Looking east from the top of the embankment along the line of the new ring road towards Red Hill roundabout where preperations are under way for the flyover which was to be built there. The embankment here has been replaced by a footbridge over the ring road, Red Hill Way.
This is the view from the top of the embankment looking south towards Leicester. This spot is now on the entrance road leading to Leicester North station on the preserved Great Central Railway.
Road bridges south towards Leicester
Thurcaston Road bridge during demolition, looking north, Sept 1979.
Looking south along the trackbed, just south of Thurcaston Road, showing the small bridge over Millbrook Walk. This is the site, now very overgrown and bridge long gone, of a rejected planning application made in December 2007 for dwellings and a linear park.
The west side of the bridge over Beaumont Leys Lane immediately prior to demolition in Sept. 1981. The embankment has been partially removed on both sides, ready for work to begin.
The east side of the bridge with demolition nearing completion.
The bridge over Blackbird Road in the late 1970s.
Blackbird Road bridge with demolition well under way, 1979.

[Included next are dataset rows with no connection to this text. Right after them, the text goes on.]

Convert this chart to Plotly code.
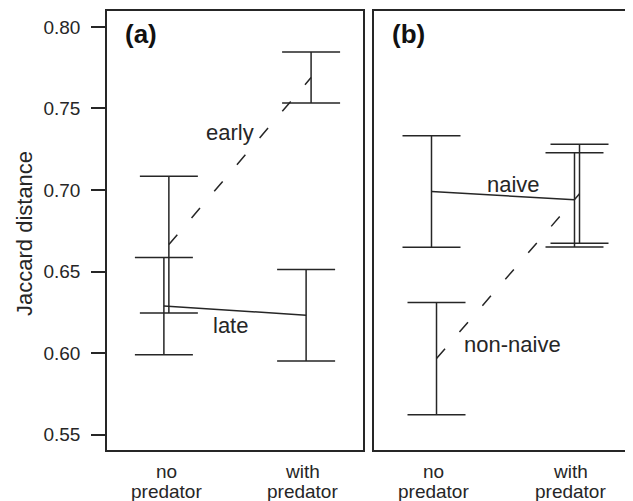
import plotly.graph_objects as go

# ---- data ----
x_cats = ["no<br>predator", "with<br>predator"]
x_pos = [1, 2]

# panel (a)
early_mean = [0.6665, 0.7690]
early_se = [0.0420, 0.0157]
late_mean = [0.6288, 0.6232]
late_se = [0.0298, 0.0281]

# panel (b)
naive_mean = [0.6990, 0.6940]
naive_se = [0.0342, 0.0289]
nonnaive_mean = [0.5966, 0.6977]
nonnaive_se = [0.0344, 0.0304]

y_ticks = [0.55, 0.60, 0.65, 0.70, 0.75, 0.80]

# ---- style ----
INK = "#262626"
FONT = "Liberation Sans, Arial, sans-serif"
OFF = 0.035
XR = [0.60, 2.40]
YR = [0.5405, 0.8098]
# page body has an 8px margin: lay the figure out in page pixels minus 8
O = 8
W, H = 633 - O, 501 - O


def px_x(p):
    return (p - O) / W


def px_y(p):
    return 1 - (p - O) / H


fig = go.Figure()


def add_series(xa, ya, xs, means, ses, dash):
    fig.add_trace(go.Scatter(
        x=xs, y=means, mode="lines", xaxis=xa, yaxis=ya,
        line=dict(color=INK, width=1.5, dash=dash),
        error_y=dict(type="data", array=ses, visible=True,
                     color=INK, thickness=1.5, width=29),
        showlegend=False, hoverinfo="skip"))


add_series("x", "y", x_pos, late_mean, late_se, "solid")
add_series("x", "y", [p + OFF for p in x_pos], early_mean, early_se, "13px,22px")
add_series("x2", "y2", x_pos, naive_mean, naive_se, "solid")
add_series("x2", "y2", [p + OFF for p in x_pos], nonnaive_mean, nonnaive_se, "13px,22px")

axis_common = dict(showline=True, mirror=True, linecolor=INK, linewidth=1.5,
                   showgrid=False, zeroline=False)

ydom = [px_y(450), px_y(11)]
fig.update_layout(
    width=W, height=H,
    margin=dict(l=0, r=0, t=0, b=0),
    paper_bgcolor="white", plot_bgcolor="white",
    font=dict(family=FONT, color=INK),
    xaxis=dict(domain=[px_x(107), px_x(363)], range=XR, showticklabels=False,
               ticks="", anchor="y", **axis_common),
    xaxis2=dict(domain=[px_x(374.3), px_x(631.7)], range=XR, showticklabels=False,
                ticks="", anchor="y2", **axis_common),
    yaxis=dict(domain=ydom, range=YR, anchor="x",
               tickvals=y_ticks, ticktext=[f"{v:.2f}" for v in y_ticks],
               ticks="outside", ticklen=14, tickwidth=1.5, tickcolor=INK,
               ticklabelstandoff=7,
               tickfont=dict(size=19, family=FONT, color=INK),
               **axis_common),
    yaxis2=dict(domain=ydom, range=YR, anchor="x2",
                showticklabels=False, ticks="", **axis_common),
)

ann = []
# category labels (two lines, tight spacing)
label_x = [1.015, 1.975]
for xa in ["x", "x2"]:
    for lx, cat in zip(label_x, x_cats):
        lines = cat.split("<br>")
        for i, ln in enumerate(lines):
            ann.append(dict(x=lx, xref=xa, y=px_y(471 + 20 * i), yref="paper",
                            text=ln, showarrow=False, xanchor="center", yanchor="middle",
                            font=dict(size=19, family=FONT, color=INK)))

# series labels
series_labels = [
    ("x", "y", 1.467, 0.735, "early"),
    ("x", "y", 1.471, 0.6166, "late"),
    ("x2", "y2", 1.570, 0.7033, "naive"),
    ("x2", "y2", 1.566, 0.6051, "non-naive"),
]
for xa, ya, x, y, t in series_labels:
    ann.append(dict(x=x, xref=xa, y=y, yref=ya, text=t, showarrow=False,
                    xanchor="center", yanchor="middle",
                    font=dict(size=22, family=FONT, color=INK)))

# panel letters
for xa, ya, t in [("x", "y", "(a)"), ("x2", "y2", "(b)")]:
    ann.append(dict(x=0.061, xref=xa + " domain", y=0.9476, yref=ya + " domain",
                    text=f"<b>{t}</b>", showarrow=False, xanchor="left",
                    yanchor="middle", font=dict(size=26, family=FONT, color="#111")))

# y axis title
ann.append(dict(x=px_x(24), xref="paper", y=px_y(234), yref="paper",
                text="Jaccard distance", textangle=-90, showarrow=False,
                xanchor="center", yanchor="middle",
                font=dict(size=22, family=FONT, color=INK)))

fig.update_layout(annotations=ann)
fig.write_html("out.html")
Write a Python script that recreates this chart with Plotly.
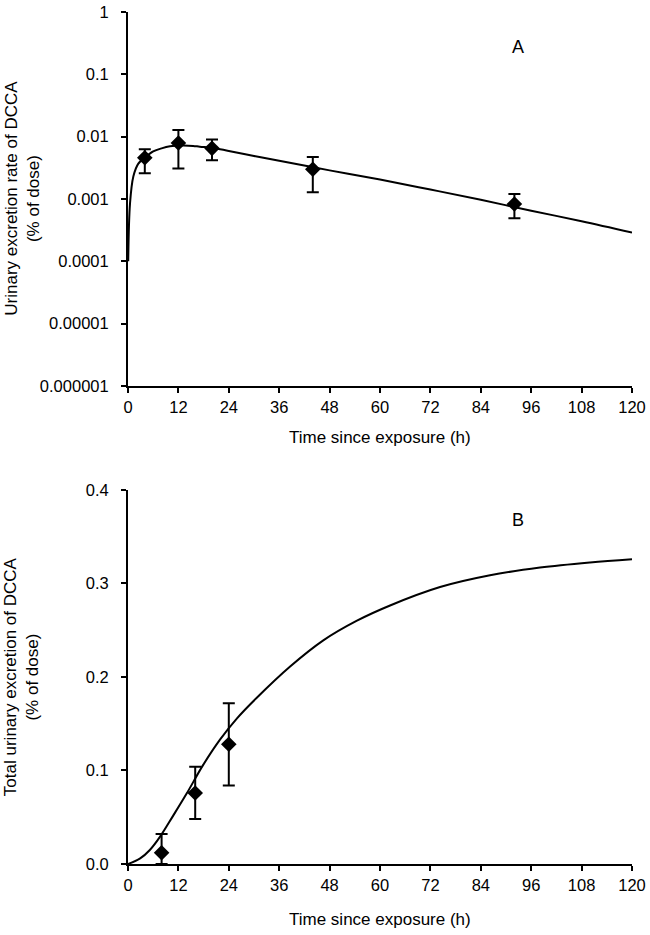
import plotly.graph_objects as go

# Panel A: urinary excretion rate of DCCA (% of dose), log scale
rate_t = [4, 12, 20, 44, 92]
rate_val = [0.0046, 0.0079, 0.0065, 0.0030, 0.00083]
rate_hi = [0.0063, 0.0128, 0.0090, 0.0047, 0.0012]
rate_lo = [0.0026, 0.0031, 0.0042, 0.00128, 0.00049]

# fitted curve
rate_fit_t = [0.05, 0.48, 1.27, 2.46, 4, 6, 8, 10, 13, 15.5, 17.1, 20.3,
              24, 30, 36, 48, 60, 72, 84, 96, 108, 120]
rate_fit_val = [0.0001, 0.00085, 0.0023, 0.0037, 0.0046, 0.0058, 0.0065, 0.0070,
                0.0072, 0.0071, 0.0069, 0.0066, 0.0059, 0.0049, 0.0041, 0.00288,
                0.00205, 0.00142, 0.00097, 0.00065, 0.00044, 0.00029]

# Panel B: total urinary excretion of DCCA (% of dose)
cum_t = [8, 16, 24]
cum_val = [0.012, 0.076, 0.128]
cum_hi = [0.032, 0.104, 0.172]
cum_lo = [0.0, 0.048, 0.084]

cum_fit_t = [0, 2.9, 5.2, 7.6, 10.8, 14, 17.9, 21.9, 25.9, 30.6, 38.6, 46.5,
             54.4, 62.4, 74.3, 86.2, 98.1, 110, 120]
cum_fit_val = [0, 0.006, 0.015, 0.029, 0.052, 0.0756, 0.106, 0.133, 0.1555,
               0.1775, 0.2112, 0.2392, 0.2600, 0.2765, 0.2962, 0.3088, 0.3170,
               0.3225, 0.3260]

x_ticks = [0, 12, 24, 36, 48, 60, 72, 84, 96, 108, 120]
log_ticks = [1e-6, 1e-5, 1e-4, 1e-3, 1e-2, 1e-1, 1]
log_labels = ["0.000001", "0.00001", "0.0001", "0.001", "0.01", "0.1", "1"]
lin_ticks = [0.0, 0.1, 0.2, 0.3, 0.4]

FONT = "Arial, Liberation Sans, sans-serif"
BLACK = "#000000"


def _err(val, hi, lo):
    plus = [h - v for v, h in zip(val, hi)]
    minus = [v - l for v, l in zip(val, lo)]
    return dict(type="data", symmetric=False, array=plus, arrayminus=minus,
                color=BLACK, thickness=2, width=6)


fig = go.Figure()

fig.add_trace(go.Scatter(x=rate_fit_t, y=rate_fit_val, mode="lines",
                         line=dict(color=BLACK, width=2, shape="spline"),
                         xaxis="x", yaxis="y", showlegend=False))
fig.add_trace(go.Scatter(x=rate_t, y=rate_val, mode="markers",
                         marker=dict(symbol="diamond", size=12, color=BLACK),
                         error_y=_err(rate_val, rate_hi, rate_lo),
                         xaxis="x", yaxis="y", showlegend=False))

fig.add_trace(go.Scatter(x=cum_fit_t, y=cum_fit_val, mode="lines",
                         line=dict(color=BLACK, width=2, shape="spline"),
                         xaxis="x2", yaxis="y2", showlegend=False))
fig.add_trace(go.Scatter(x=cum_t, y=cum_val, mode="markers",
                         marker=dict(symbol="diamond", size=12, color=BLACK),
                         error_y=_err(cum_val, cum_hi, cum_lo),
                         xaxis="x2", yaxis="y2", showlegend=False))

axis_common = dict(showline=True, linecolor=BLACK, linewidth=2, showgrid=False,
                   zeroline=False, ticks="outside", ticklen=5, tickwidth=2,
                   tickcolor=BLACK, automargin=False,
                   tickfont=dict(family=FONT, size=16.5, color=BLACK))

fig.update_layout(
    width=650, height=935,
    margin=dict(l=128, r=18, t=12, b=71, autoexpand=False),
    paper_bgcolor="white", plot_bgcolor="white",
    font=dict(family=FONT, size=17, color=BLACK),
    xaxis=dict(domain=[0, 1], anchor="y", range=[0, 120], tickvals=x_ticks, **axis_common),
    yaxis=dict(domain=[0.561, 1], anchor="x", type="log", range=[-6, 0],
               tickvals=log_ticks, ticktext=log_labels, ticklabelstandoff=9, **axis_common),
    xaxis2=dict(domain=[0, 1], anchor="y2", range=[0, 120], tickvals=x_ticks, **axis_common),
    yaxis2=dict(domain=[0, 0.439], anchor="x2", range=[0, 0.4], tickvals=lin_ticks,
                tickformat=".1f", ticklabelstandoff=9, **axis_common),
    annotations=[
        dict(text="Time since exposure (h)", xref="paper", yref="paper", x=0.5, y=0.501,
             showarrow=False, xanchor="center", yanchor="middle"),
        dict(text="Time since exposure (h)", xref="paper", yref="paper", x=0.5, y=-0.0657,
             showarrow=False, xanchor="center", yanchor="middle"),
        dict(text="Urinary excretion rate of DCCA<br>(% of dose)", xref="paper", yref="paper",
             x=-0.21, y=0.781, textangle=-90, showarrow=False,
             xanchor="center", yanchor="middle"),
        dict(text="Total urinary excretion of DCCA<br>(% of dose)", xref="paper", yref="paper",
             x=-0.21, y=0.2195, textangle=-90, showarrow=False,
             xanchor="center", yanchor="middle"),
        dict(text="A", xref="paper", yref="paper", x=0.774, y=0.959, showarrow=False,
             xanchor="center", yanchor="middle", font=dict(size=18)),
        dict(text="B", xref="paper", yref="paper", x=0.774, y=0.404, showarrow=False,
             xanchor="center", yanchor="middle", font=dict(size=18)),
    ],
)

# drop the default page margin so the figure sits at the window origin
fig.write_html("out.html", config={"displayModeBar": False},
               post_script="document.body.style.margin = '0px';")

Panoramic photograph looking north over the partially demolished Blackbird Road bridge.
The final girder of the Devonshire Road bridge is here being cut up, looking west.
The north viaduct and the bridge over the River Soar has one span completely removed, in the snow in 1979.
The bridge over the river Soar, looking north, with the demolition crane poised to complete the job.
The remains of the southern span lay forlornly in the snow.
Shortly afterwards demolition of the remaining span was well under way.
A few weeks later and the all of the girders have been removed, looking north from on top of the viaduct.
The site of the double span bridge across the River Soar, looking south west from Saint Margaret’s Way, with the centre support still in position in the middle of the river. The scene looked similar to this for over 20 years.
In October 2004 the viaduct on the north part of the river was demolished. The resulting rubble was used to strengthen the bank of the river and allow a little extension of the caravan sales area.
The photograph above was taken from Saint Margaret’s Way, and the photograph on the left, of the other side of the viaduct, was taken from Abbey Gate.
Oxy-acetylene cutting under way on the bridge over Slater Street, in the middle of the north viaduct. Looking west, 1982.
Panoramic view along Northgate Street shortly before demolition started in 1982. On the left is the bridge over the canal while on the right is the magnificent skew bridge leading into the Central Station which is out of sight.
The bridge over the Grand Union Canal in 1982, looking west. In the background is the brick bridge carrying Northgate Street across the canal.
View from the bridge over the canal looking west, just as a Midland Red “D9” bus is heading along Northgate Street towards the city centre.
The bridge over the canal from the west.
A few weeks later, immediately after the demolition of the length of viaduct shown below, the bridge over the canal was demolished. Looking east, 1982.
The sad sight of demolition of the viaduct between Northgate Street and the canal, in 1982.
During the demolition of the part of the north viaduct between Northgate Street and the canal in 1982 the preserved Great Central Railway was given the opportunity of rescuing anything of use before it was crushed. Volunteer workers are selecting some of the special bricks which would be especially useful in repairing bridges.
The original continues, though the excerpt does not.